Operators Using eCommerce
According to the Hale Group’s FOODSERVICE 2025: DIGITALIZED, DEMOCRATIZED & DISRUPTED publication, Cleveland Research found that approximately 50% of operators are already using e-commerce to purchase some of their products.
By 2025, they expect 70% of operators to use e-commerce purchasing solutions. 13% of operators already use eCommerce sites for purchasing and Amazon is one of the sites being used.
The study indicated distributors and manufacturers are well behind the operator when it comes to the acceptance of eCommerce. Those who ignore the shift in purchasing will be left behind.
To be competitive against Amazon, manufacturers must expand offerings via e-commerce avenues. Whether they partner with Amazon, promote their own direct-to-consumer website, or another route… the bottom line is customers want convenience. And convenience is found via e-commerce.
Changes to Expect if Amazon Enters Foodservice Distribution
For the Distributor
- Expect an increase in operators looking for eCommerce purchasing options.

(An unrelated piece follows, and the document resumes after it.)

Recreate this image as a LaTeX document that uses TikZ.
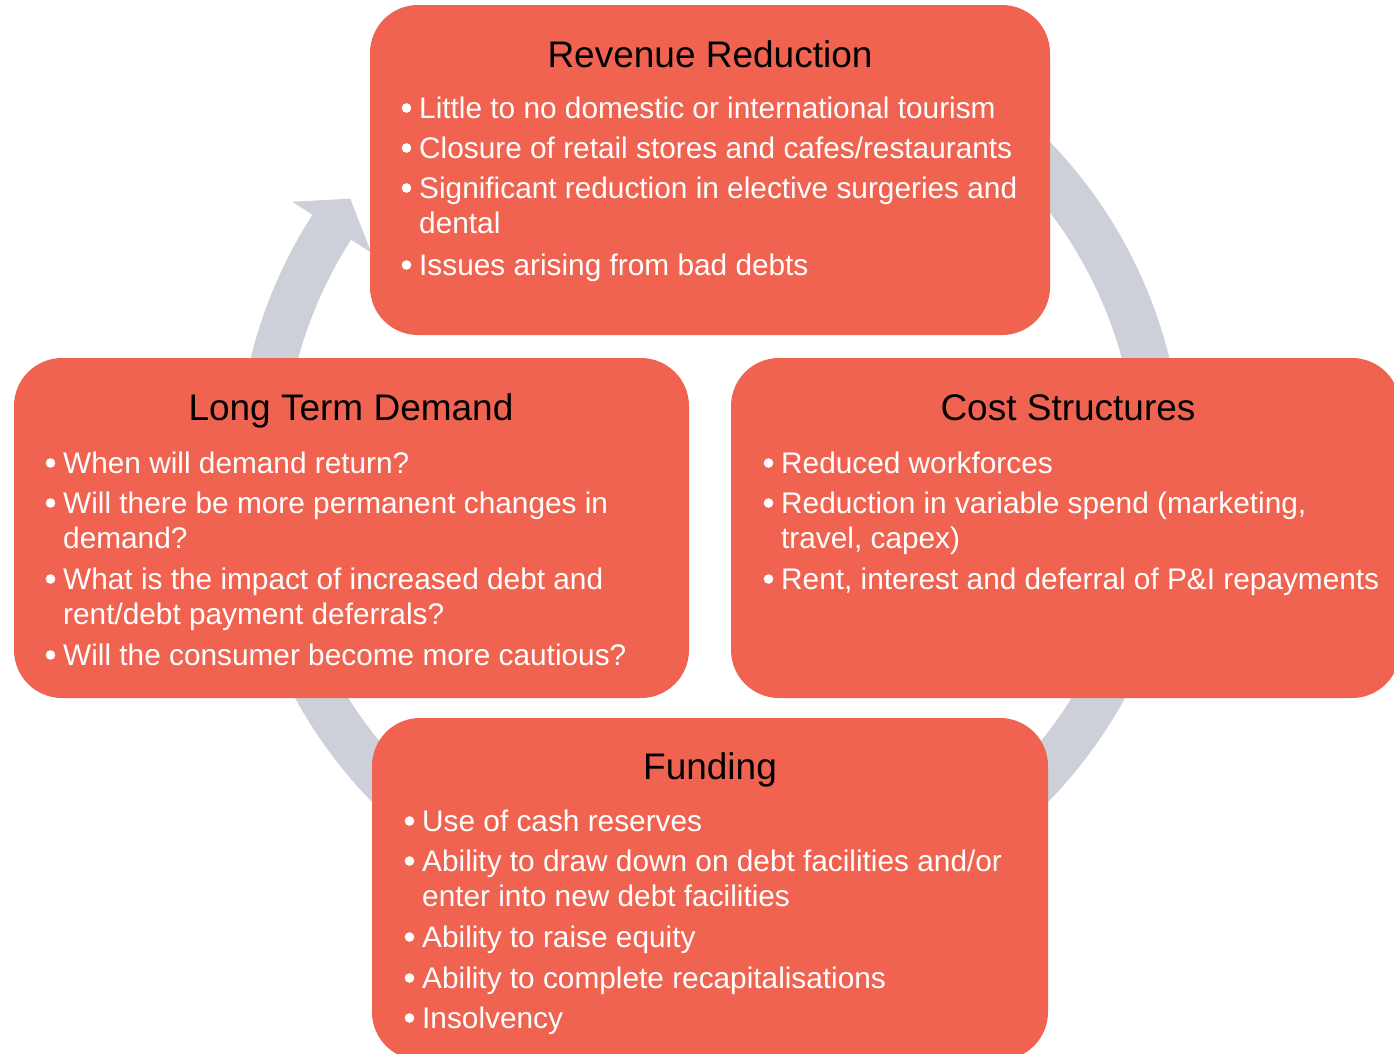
\documentclass[tikz,border=0pt]{standalone}
\usepackage{fontspec}
\setmainfont{Liberation Sans}
\usetikzlibrary{calc}
\definecolor{boxred}{HTML}{F06351}
\definecolor{ringgray}{HTML}{CDD0D9}
\tikzset{
  box/.style={fill=boxred, draw=none, rounded corners=48pt, inner sep=0pt},
  ttl/.style={font=\fontsize{37}{41}\selectfont, text=black, anchor=base, inner sep=0pt},
  itm/.style={font=\fontsize{29.8}{35}\selectfont, text=white, anchor=base west, inner sep=0pt},
  ring/.style={draw=ringgray, line width=46pt},
}
\newcommand{\bdot}[1]{\fill[white] ($(#1.base west)+(-12.5,10)$) circle (4.8);}
\begin{document}
\begin{tikzpicture}[x=1pt,y=1pt]
\useasboundingbox (0,0) rectangle (1394,-1053);
\clip (0,0) rectangle (1394,-1053);
\fill[white] (0,0) rectangle (1394,-1053);
% cycle ring
\coordinate (ctr) at (710,-471);
\draw[ring] ($(ctr)+(60:450)$) arc[start angle=60, end angle=-213.8, radius=450];
\coordinate (hb1) at ($(ctr)+(147.2:497)$);
\coordinate (hb2) at ($(ctr)+(147.2:403)$);
\coordinate (htip) at ($(ctr)+(147.2:450)+(57.2:34)$);
\fill[ringgray] (hb1) -- (htip) -- (hb2) -- cycle;
% boxes
\node[box, minimum width=680pt, minimum height=330pt] (rev) at (710,-170) {};
\node[box, minimum width=675pt, minimum height=340pt] (ltd) at (351.5,-528) {};
\node[box, minimum width=669pt, minimum height=340pt] (cost) at (1065.5,-528) {};
\node[box, minimum width=676pt, minimum height=342pt] (fund) at (710,-889) {};
% Revenue Reduction
\node[ttl] (revT) at (710,-67) {Revenue Reduction};
\node[itm] (r1) at (419,-118) {Little to no domestic or international tourism}; \bdot{r1}
\node[itm] (r2) at (419,-158) {Closure of retail stores and cafes/restaurants}; \bdot{r2}
\node[itm] (r3) at (419,-198) {Significant reduction in elective surgeries and}; \bdot{r3}
\node[itm] (r3b) at (419,-233) {dental};
\node[itm] (r4) at (419,-275) {Issues arising from bad debts}; \bdot{r4}
% Long Term Demand
\node[ttl] (ltdT) at (351,-420) {Long Term Demand};
\node[itm] (l1) at (63,-473) {When will demand return?}; \bdot{l1}
\node[itm] (l2) at (63,-513) {Will there be more permanent changes in}; \bdot{l2}
\node[itm] (l2b) at (63,-548) {demand?};
\node[itm] (l3) at (63,-589) {What is the impact of increased debt and}; \bdot{l3}
\node[itm] (l3b) at (63,-624) {rent/debt payment deferrals?};
\node[itm] (l4) at (63,-665) {Will the consumer become more cautious?}; \bdot{l4}
% Cost Structures
\node[ttl] (costT) at (1068,-420) {Cost Structures};
\node[itm] (c1) at (781,-473) {Reduced workforces}; \bdot{c1}
\node[itm] (c2) at (781,-513) {Reduction in variable spend (marketing,}; \bdot{c2}
\node[itm] (c2b) at (781,-548) {travel, capex)};
\node[itm] (c3) at (781,-589) {Rent, interest and deferral of P\&I repayments}; \bdot{c3}
% Funding
\node[ttl] (fundT) at (710,-779) {Funding};
\node[itm] (f1) at (422,-831) {Use of cash reserves}; \bdot{f1}
\node[itm] (f2) at (422,-871) {Ability to draw down on debt facilities and/or}; \bdot{f2}
\node[itm] (f2b) at (422,-906) {enter into new debt facilities};
\node[itm] (f3) at (422,-947) {Ability to raise equity}; \bdot{f3}
\node[itm] (f4) at (422,-988) {Ability to complete recapitalisations}; \bdot{f4}
\node[itm] (f5) at (422,-1028) {Insolvency}; \bdot{f5}
\end{tikzpicture}
\end{document}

Many operators are already bypassing the broadline distributors and purchase through online channels and partners.
- According to Technomic, 68% of operators would purchase through a third-party website if there was access to better pricing than offered by their current distributor.
For the Manufacturer
- Offer a better experience when selling to independent and small chain operators.
- Amazon offers an easy route to eCommerce. With Amazon, manufacturers can have a direct-to-consumer model.

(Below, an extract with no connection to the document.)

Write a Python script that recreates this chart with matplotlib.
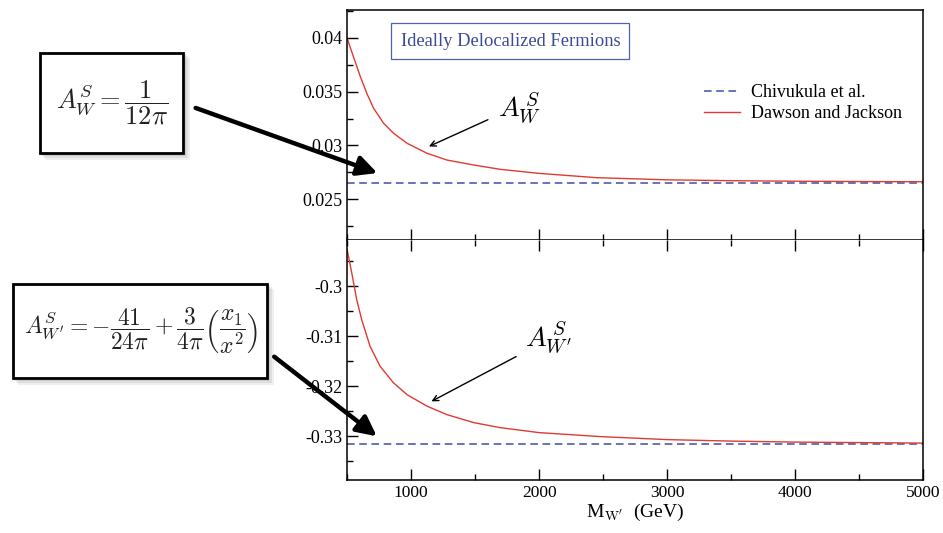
import matplotlib
matplotlib.use('Agg')
import matplotlib.pyplot as plt
from matplotlib.patches import Rectangle, FancyArrowPatch
from matplotlib.ticker import MultipleLocator

# values
mass_w = [500, 550, 604, 656, 708, 786, 864, 969, 1125, 1281, 1490, 1695, 2000, 2450, 3000, 3500, 4000, 4500, 5000]
a_w_dj = [0.0400, 0.03826, 0.0364, 0.0348, 0.03345, 0.03206, 0.03113, 0.0302, 0.02927, 0.02864, 0.02818,
          0.02778, 0.0274, 0.0270, 0.0268, 0.02672, 0.02667, 0.02664, 0.02662]
mass_wp = [500, 537, 576, 615, 680, 758, 862, 969, 1125, 1281, 1490, 1695, 2000, 2480, 3000, 3500, 4000, 4500, 5000]
a_wp_dj = [-0.2925, -0.2973, -0.3027, -0.3067, -0.3120, -0.3160, -0.3193, -0.3217, -0.3240, -0.3257, -0.3273,
           -0.3283, -0.3293, -0.3301, -0.3307, -0.3310, -0.3312, -0.3313, -0.3314]
a_w_chiv = 0.02653
a_wp_chiv = -0.3316

red = '#e03a32'
blue = '#3d4fa6'

plt.rcParams['font.family'] = 'Liberation Serif'
plt.rcParams['mathtext.fontset'] = 'cm'
plt.rcParams['axes.unicode_minus'] = False

fig = plt.figure(figsize=(9.43, 5.33), dpi=100)
ax1 = fig.add_axes([0.368, 0.5497, 0.611, 0.4315])
ax2 = fig.add_axes([0.368, 0.0994, 0.611, 0.4503])

ax1.plot([500, 5000], [a_w_chiv, a_w_chiv], '--', color=blue, lw=1.1, dashes=(5, 3), label='Chivukula et al.')
ax1.plot(mass_w, a_w_dj, color=red, lw=1.0, label='Dawson and Jackson')
ax2.plot([500, 5000], [a_wp_chiv, a_wp_chiv], '--', color=blue, lw=1.1, dashes=(5, 3))
ax2.plot(mass_wp, a_wp_dj, color=red, lw=1.0)

ax1.set_ylim(0.0212, 0.0426)
ax2.set_ylim(-0.3388, -0.2907)
for ax in (ax1, ax2):
    ax.set_xlim(500, 5000)
    ax.xaxis.set_major_locator(MultipleLocator(1000))
    ax.xaxis.set_minor_locator(MultipleLocator(500))
    for s in ax.spines.values():
        s.set_linewidth(1.1)
    ax.tick_params(which='both', direction='in', right=False, labelsize=13, width=1.0)
    ax.tick_params(which='major', length=8)
    ax.tick_params(which='minor', length=4)

ax1.yaxis.set_minor_locator(MultipleLocator(0.0025))
ax1.set_yticks([0.025, 0.03, 0.035, 0.04])
ax1.set_yticklabels(['0.025', '0.03', '0.035', '0.04'])
ax1.tick_params(labelbottom=False)
ax1.tick_params(axis='x', which='both', top=False)

ax2.yaxis.set_minor_locator(MultipleLocator(0.005))
ax2.set_yticks([-0.33, -0.32, -0.31, -0.3])
ax2.set_yticklabels(['-0.33', '-0.32', '-0.31', '-0.3'])
ax2.set_xticks([1000, 2000, 3000, 4000, 5000])
ax2.tick_params(axis='x', which='both', top=True, labelsize=12.5)
ax2.spines['top'].set_visible(False)
ax2.set_xlabel("M$_{\\mathrm{W'}}$  (GeV)", fontsize=14, labelpad=1)

ax1.legend(loc='upper left', bbox_to_anchor=(0.607, 0.71), frameon=False, fontsize=13,
           handlelength=2.0, handletextpad=0.6, labelspacing=0.25, borderaxespad=0)

ax1.text(0.093, 0.865, 'Ideally Delocalized Fermions', transform=ax1.transAxes, color='#3a4a96', fontsize=13.3,
         va='center', ha='left',
         bbox=dict(boxstyle='square,pad=0.5', fc='white', ec='#5060b0', lw=0.9))

ax1.annotate('', xy=(1120, 0.0298), xytext=(1620, 0.0325),
             arrowprops=dict(arrowstyle='->', color='black', lw=1.0))
ax1.text(1680, 0.0334, '$A_W^{\\,S}$', fontsize=20, va='center', ha='left')
ax2.annotate('', xy=(1140, -0.3233), xytext=(1840, -0.3138),
             arrowprops=dict(arrowstyle='->', color='black', lw=1.0))
ax2.text(1890, -0.3103, "$A_{W'}^{\\,S}$", fontsize=20, va='center', ha='left')

# overlay in pixel coordinates for the formula boxes and thick arrows
ov = fig.add_axes([0, 0, 1, 1], zorder=10)
ov.set_xlim(0, 943)
ov.set_ylim(533, 0)
ov.axis('off')
ov.patch.set_alpha(0)

boxes = [(40, 53, 143, 100), (13, 284, 254, 94)]
for (bx, by, bw, bh) in boxes:
    for k, a in zip([7, 5, 3], [0.12, 0.15, 0.2]):
        ov.add_patch(Rectangle((bx + k - 2, by + k - 2), bw + 2, bh + 2, fc='gray', ec='none', alpha=a))
    ov.add_patch(Rectangle((bx, by), bw, bh, fc='white', ec='black', lw=2.0))

ov.text(112, 103, '$A_W^S = \\dfrac{1}{12\\pi}$', fontsize=19, ha='center', va='center', color='#222222')
ov.text(141, 331, "$A_{W'}^S = -\\dfrac{41}{24\\pi} + \\dfrac{3}{4\\pi}\\left(\\dfrac{x_1}{x^2}\\right)$",
        fontsize=17, ha='center', va='center', color='#222222')

ov.add_patch(FancyArrowPatch((193, 107), (380, 174), arrowstyle='-|>,head_length=10,head_width=5',
                             color='black', lw=3.2, mutation_scale=1.2))
ov.add_patch(FancyArrowPatch((272, 355), (379, 438), arrowstyle='-|>,head_length=10,head_width=5',
                             color='black', lw=3.2, mutation_scale=1.2))

fig.savefig('out.png', dpi=100, facecolor='white')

- Be aware that Amazon will have the advantage to spot buying trends and leverage that information when it comes to their private label initiatives.
- eCommerce will be more of a consideration for manufacturers as Amazon is pushing to get food manufacturers on board to bypass brick-and-mortar stores. Amazon is trying to convince companies to focus more on online ordering and delivery as opposed to developing products for retail store shelves.